Moving forward, 81 per cent of the respondents think that technology will change the way they bank and shop, 80 per cent of the respondents think that it will change the way they work/study, and 79 per cent of the respondents think that it will change the way they entertain themselves.

Indians among those optimistic for the future

Additionally, respondents in India are among the most optimistic compared to citizens in other countries. Eighty-one per cent of respondents said that they were happy with their quality of life prior to the pandemic while 45 per cent were satisfied at the time of the survey.

The India respondents are more likely than average to view - access to good mental health services, access to a good education, opportunities to learn new skills, and good community spirit - as very important to their quality of life. They view financial security (38 per cent), safety (40 per cent), and healthcare (43 per cent) as less important than people in other countries, though these remain top priorities for around four in ten respondents.
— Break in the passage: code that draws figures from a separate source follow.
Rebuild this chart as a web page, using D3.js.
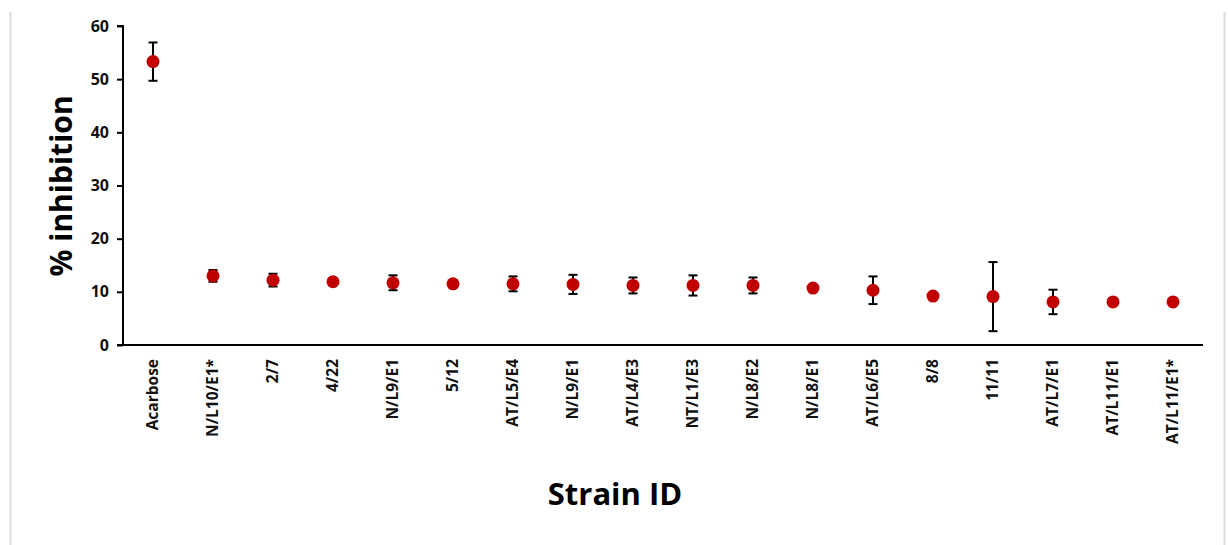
<!DOCTYPE html>
<html><head><meta charset="utf-8">
<script src="https://cdn.jsdelivr.net/npm/d3@7/dist/d3.min.js"></script>
<style>body{margin:0;background:#fff}svg{display:block}</style>
</head><body>
<script>
const categories = ["Acarbose","N/L10/E1*","2/7","4/22","N/L9/E1","5/12","AT/L5/E4","N/L9/E1 ","AT/L4/E3","NT/L1/E3","N/L8/E2","N/L8/E1","AT/L6/E5","8/8","11/11","AT/L7/E1","AT/L11/E1","AT/L11/E1*"];
const means = [53.3,13.0,12.2,11.9,11.7,11.5,11.5,11.4,11.2,11.2,11.2,10.7,10.3,9.2,9.1,8.1,8.1,8.1];
const errors = [3.6,1.1,1.2,0.5,1.4,0.5,1.4,1.8,1.5,1.9,1.5,0.5,2.6,0.3,6.5,2.3,0.3,0.3];
const yTicks = [0,10,20,30,40,50,60];
const yTitle = "% inhibition";
const xTitle = "Strain ID";

const W = 1228, H = 545;
const svg = d3.select("body").append("svg").attr("width", W).attr("height", H);
const font = "'Open Sans', 'Noto Sans', sans-serif";

// frame lines
svg.append("line").attr("x1",10.5).attr("x2",10.5).attr("y1",12).attr("y2",H).attr("stroke","#dcdcdc").attr("stroke-width",2);
svg.append("line").attr("x1",1224.5).attr("x2",1224.5).attr("y1",12).attr("y2",H).attr("stroke","#dcdcdc").attr("stroke-width",2);

const x = d3.scaleBand().domain(categories).range([123, 1203]);
const y = d3.scaleLinear().domain([0, 60]).range([345, 26]);

// y axis
const yAx = svg.append("g").attr("transform","translate(123,0)")
  .call(d3.axisLeft(y).tickValues(yTicks).tickSize(6).tickPadding(8));
yAx.attr("font-size",null).attr("font-family",null);
yAx.select(".domain").attr("stroke","#000").attr("stroke-width",2).attr("d","M-6,26H0V345H-6");
yAx.selectAll(".tick line").attr("stroke","#000").attr("stroke-width",2);
yAx.selectAll(".tick text").style("font-family",font).style("font-weight","bold").style("font-size","16px").attr("fill","#111");

// x axis
const xAx = svg.append("g").attr("transform","translate(0,345)")
  .call(d3.axisBottom(x).tickSize(0).tickPadding(0));
xAx.attr("font-size",null).attr("font-family",null);
xAx.select(".domain").attr("stroke","#000").attr("stroke-width",2).attr("d","M117,0H1203");
xAx.selectAll(".tick text")
  .style("font-family",font).style("font-weight","bold").style("font-size","15.5px").attr("fill","#111")
  .attr("transform","rotate(-90)").attr("text-anchor","end").attr("dy","0.35em").attr("x",-14).attr("y",0)
  .text(d => d.trim());

// error bars
const data = categories.map((c,i)=>({c, m: means[i], e: errors[i]}));
const eb = svg.append("g").selectAll("g").data(data).join("g")
  .attr("transform", d => `translate(${x(d.c)+x.bandwidth()/2},0)`);
eb.append("line").attr("y1", d=>y(d.m+d.e)).attr("y2", d=>y(d.m-d.e)).attr("stroke","#000").attr("stroke-width",2);
eb.append("line").attr("x1",-4.5).attr("x2",4.5).attr("y1", d=>y(d.m+d.e)).attr("y2", d=>y(d.m+d.e)).attr("stroke","#000").attr("stroke-width",2);
eb.append("line").attr("x1",-4.5).attr("x2",4.5).attr("y1", d=>y(d.m-d.e)).attr("y2", d=>y(d.m-d.e)).attr("stroke","#000").attr("stroke-width",2);
eb.append("circle").attr("cy", d=>y(d.m)).attr("r",6.5).attr("fill","#C00000");

// titles
svg.append("text").attr("transform","translate(72,186) rotate(-90)").attr("text-anchor","middle")
  .style("font-family",font).style("font-weight","bold").style("font-size","30px").attr("fill","#000").text(yTitle);
svg.append("text").attr("x",615).attr("y",505).attr("text-anchor","middle")
  .style("font-family",font).style("font-weight","bold").style("font-size","31px").attr("fill","#000").text(xTitle);
</script>
</body></html>
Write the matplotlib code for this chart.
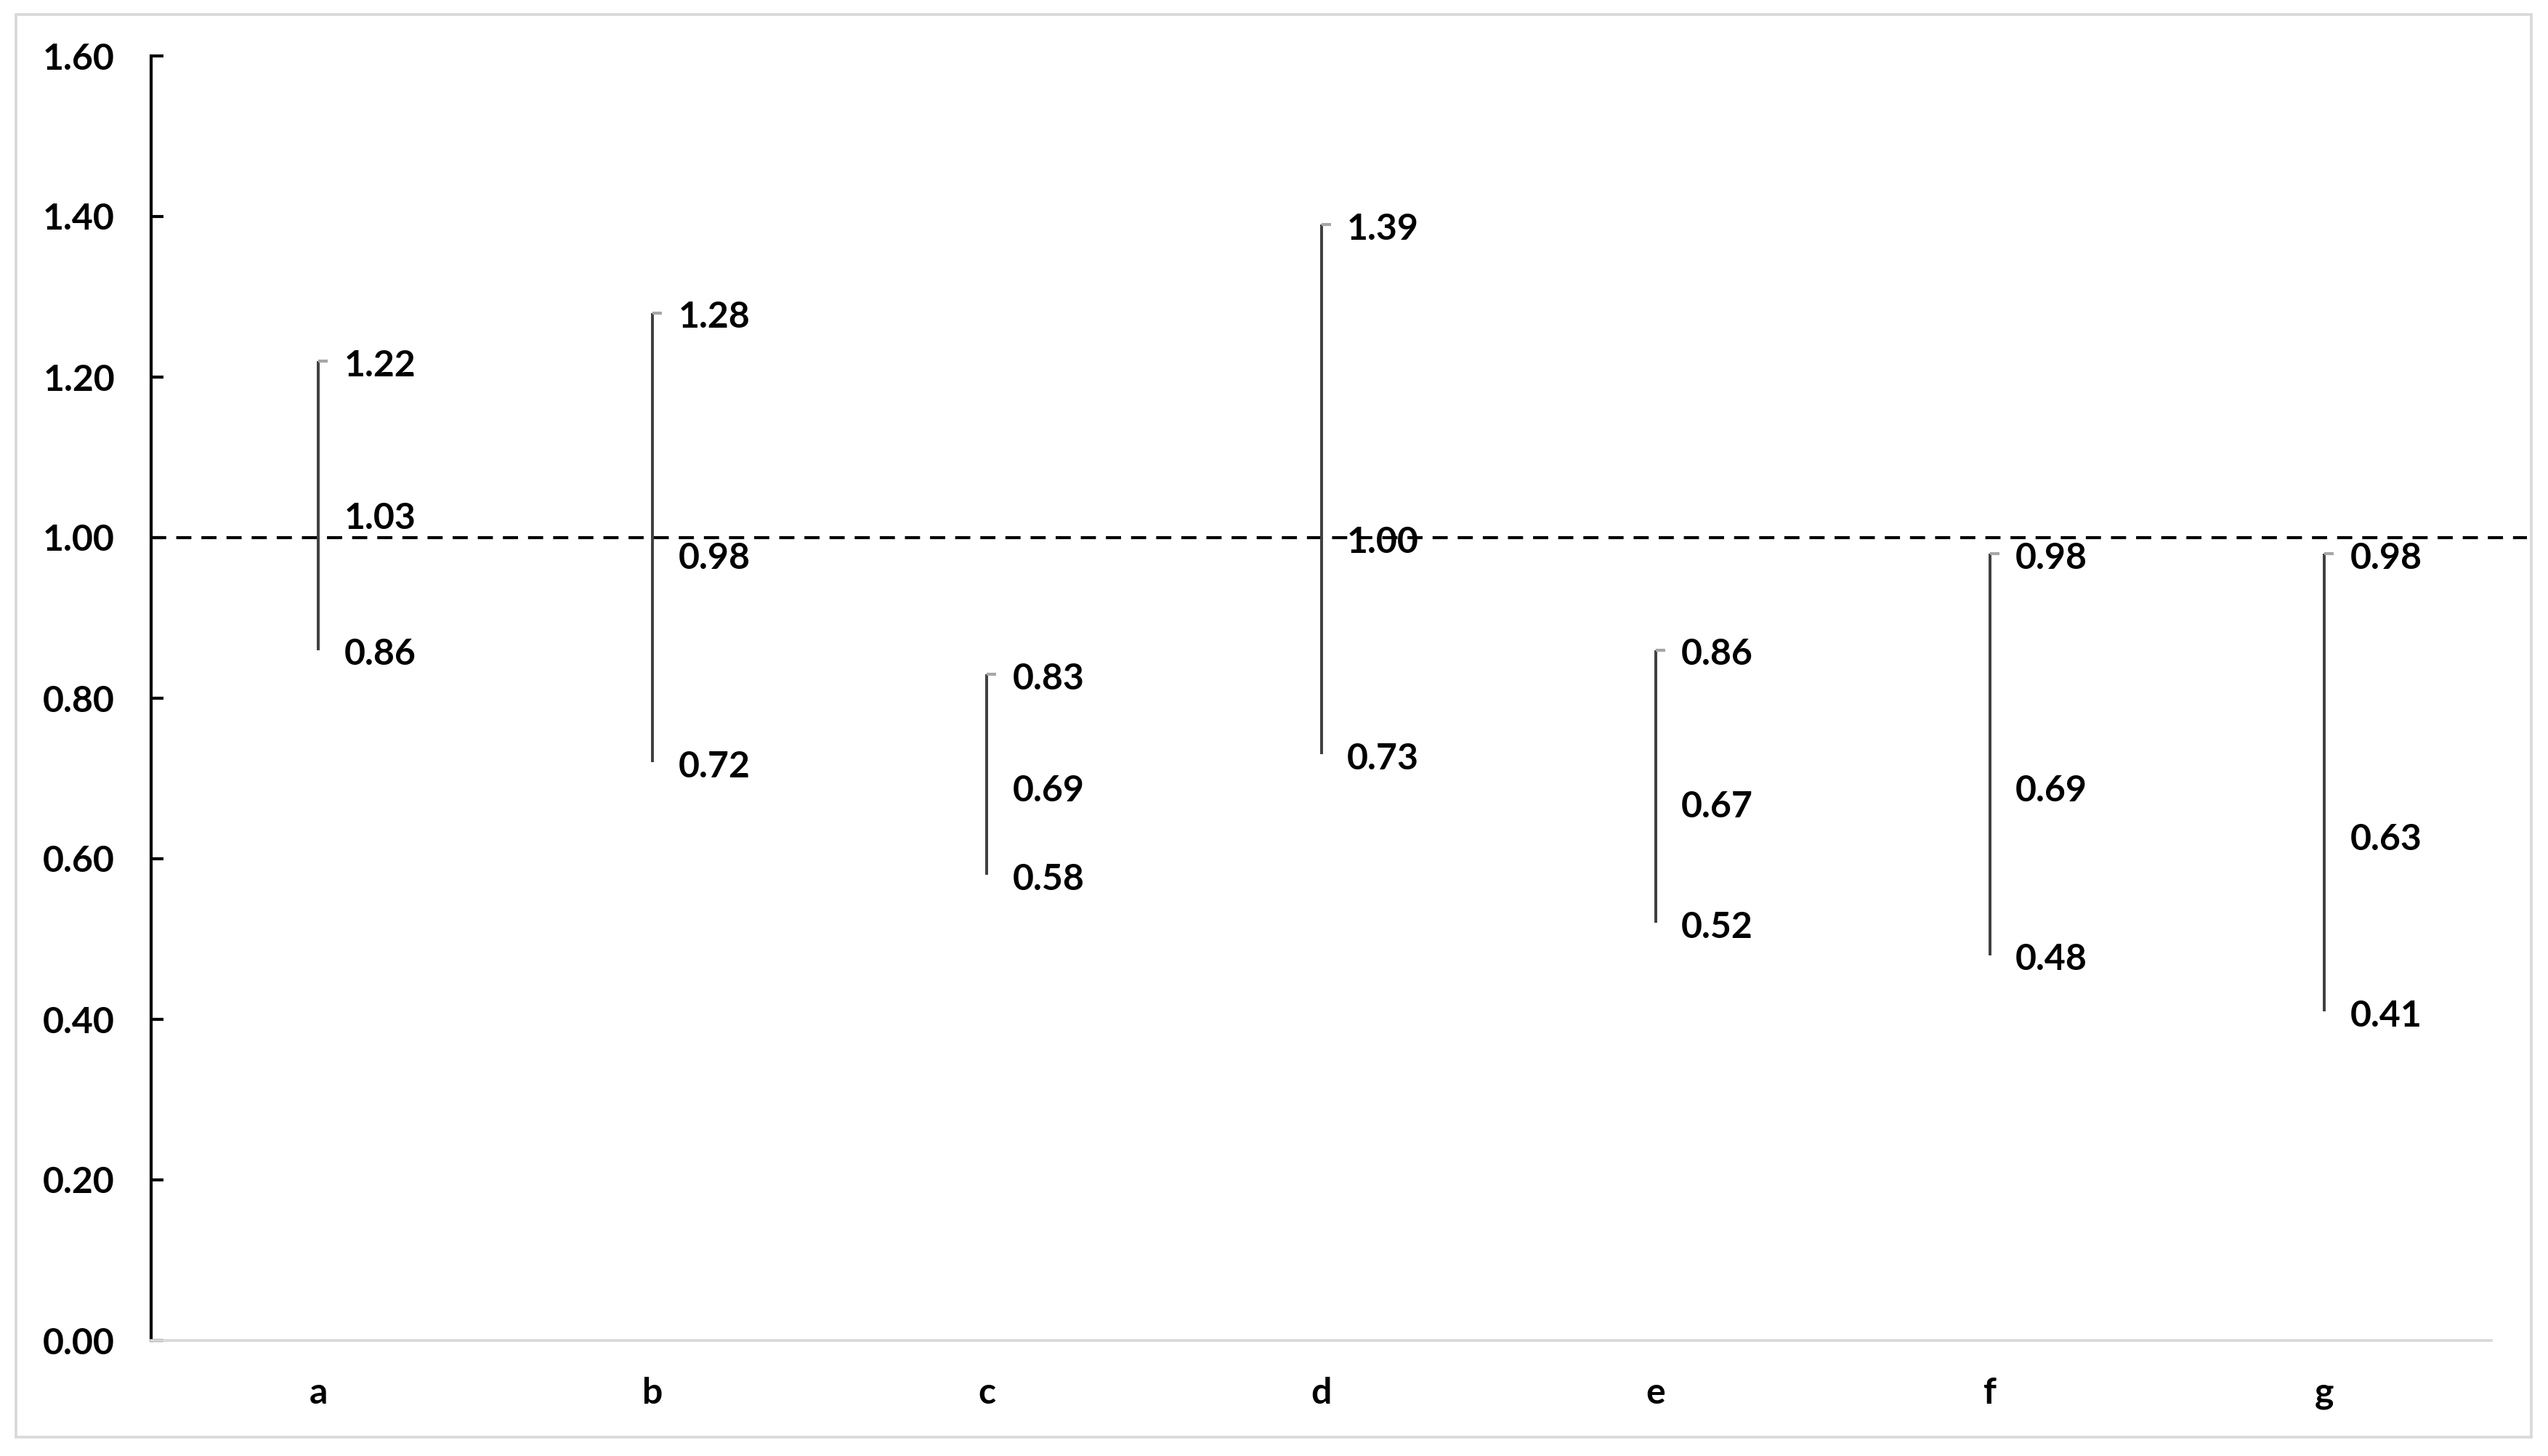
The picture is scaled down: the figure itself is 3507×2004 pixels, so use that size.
import numpy as np
import matplotlib
matplotlib.use("Agg")
import matplotlib.pyplot as plt
from matplotlib.patches import Rectangle

plt.rcParams['font.family'] = ['Lato', 'DejaVu Sans']

categories = ["a", "b", "c", "d", "e", "f", "g"]
high = [1.22, 1.28, 0.83, 1.39, 0.86, 0.98, 0.98]
mid = [1.03, 0.98, 0.69, 1.00, 0.67, 0.69, 0.63]
low = [0.86, 0.72, 0.58, 0.73, 0.52, 0.48, 0.41]
yticks = [0.0, 0.2, 0.4, 0.6, 0.8, 1.0, 1.2, 1.4, 1.6]
ref_level = 1.0

fig = plt.figure(figsize=(3507/300, 2004/300), dpi=300, facecolor="white")
ax = fig.add_axes([208/3507, 1-1845/2004, (3429-208)/3507, (1845-77)/2004])

x = np.arange(len(categories))

# high-low lines
ax.vlines(x, low, high, color="#404040", lw=0.95, zorder=3)
# small grey tick at the high end
ax.plot(x, high, ls="none", marker=[(0, 0), (1, 0)], markersize=6,
        markeredgecolor="#a6a6a6", markerfacecolor="#a6a6a6", mew=1.0, zorder=4)

# reference line at 1.0 running out to the chart border
ax.axhline(ref_level, xmin=0, xmax=1.0152, color="black", lw=1.0,
           dashes=(5, 3.3), clip_on=False, zorder=2)

# labels
for xi, h, m, l in zip(x, high, mid, low):
    for v in (h, m, l):
        ax.annotate("%.2f" % v, (xi, v), xytext=(8.5, -1.5), textcoords="offset points",
                    ha="left", va="center", fontsize=12, fontweight="bold",
                    color="black", zorder=5)

ax.set_xlim(-0.5, len(categories) - 0.5)
ax.set_ylim(0, 1.6)
ax.set_yticks(yticks)
ax.set_yticklabels(["%.2f" % t for t in yticks])
ax.set_xticks(x)
ax.set_xticklabels(categories)

ax.tick_params(axis="y", direction="in", length=4, width=1.0, color="black",
               labelsize=12, pad=12)
ax.tick_params(axis="x", length=0, labelsize=12, pad=12)
for lab in ax.get_xticklabels() + ax.get_yticklabels():
    lab.set_fontweight("bold")

ax.spines["top"].set_visible(False)
ax.spines["right"].set_visible(False)
ax.spines["left"].set_color("black")
ax.spines["left"].set_linewidth(1.0)
ax.spines["bottom"].set_color("#d9d9d9")
ax.spines["bottom"].set_linewidth(0.9)

# outer chart border
fig.patches.append(Rectangle((22/3507, 1-1978/2004), (3484-22)/3507, (1978-20)/2004,
                             transform=fig.transFigure, fill=False,
                             edgecolor="#d9d9d9", lw=0.9))

fig.savefig("out.png", dpi=300, facecolor="white")
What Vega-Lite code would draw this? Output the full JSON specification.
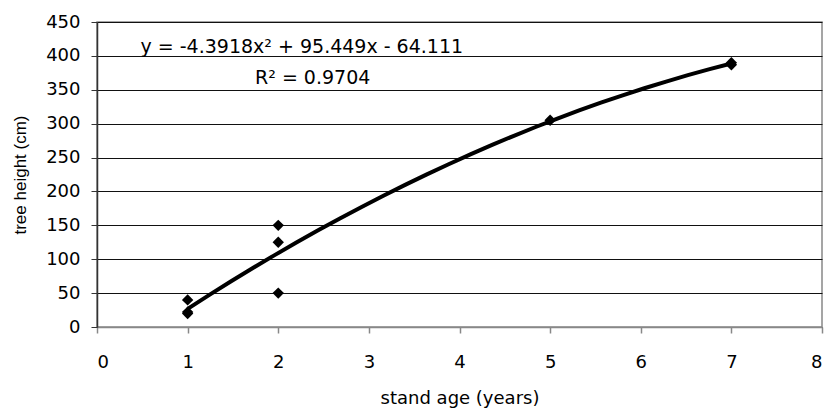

Globally, while 72 per cent of respondents feel that technology has improved the way of life, there are significant concerns about its broader impact. Thirty-two per cent of respondents believe that technology will lead to greater social inequality and 34 per cent stating that technology gives more power to those who are already rich and powerful. Globally, 32 per cent of citizens believe technology will make people feel less connected to their communities. Sixty-one per cent said that they would be likely to use government training schemes that improve their digital skills if they were available.

Looking ahead to the future, according to the Indian respondents, healthcare services (49 per cent), availability of good jobs (42 per cent), clean air and green spaces (39 per cent) are amongst the most important to improve in their local area.

Covid impact

While 71 per cent of the respondents think the pandemic will lead to greater use of technology in their daily lives in the future, 69 per cent feel technology innovation will be more than ever before. Sixty-three per cent of respondents believe that the reliance on domestically produced goods will be more compared to the pre-Covid era.

Users also believe that the increased use of online and digital technologies will improve public services (40 per cent). Thirty-nine per cent of the respondents stated that providing online resources for people to learn new skills or look for a new job.

Seven personas

The survey further segmented respondents into seven personas: “Aspirational Technophiles (well-educated digital natives excited by the power of technology), Capable Achievers (pragmatic technophiles who embrace innovation), Diligent Strivers (young self-improvers keen to get on in life), Tech Skeptics (older, lower income earners who struggle to see technology's benefits), Privacy Defenders (cautious sharing their data with government or private companies), Passive Outsiders (detached from the connected world and reluctant to embrace change) and Struggling Providers (low-paid workers who lack digital skills and access). “

India has a high number of Aspirational Technophiles and Diligent Strivers (25 per cent each, reflecting the sample profile) but a smaller number of Passive Outsiders (3 per cent) and Capable Achievers (8 per cent).

These are the seven personas that the government must reach with the services.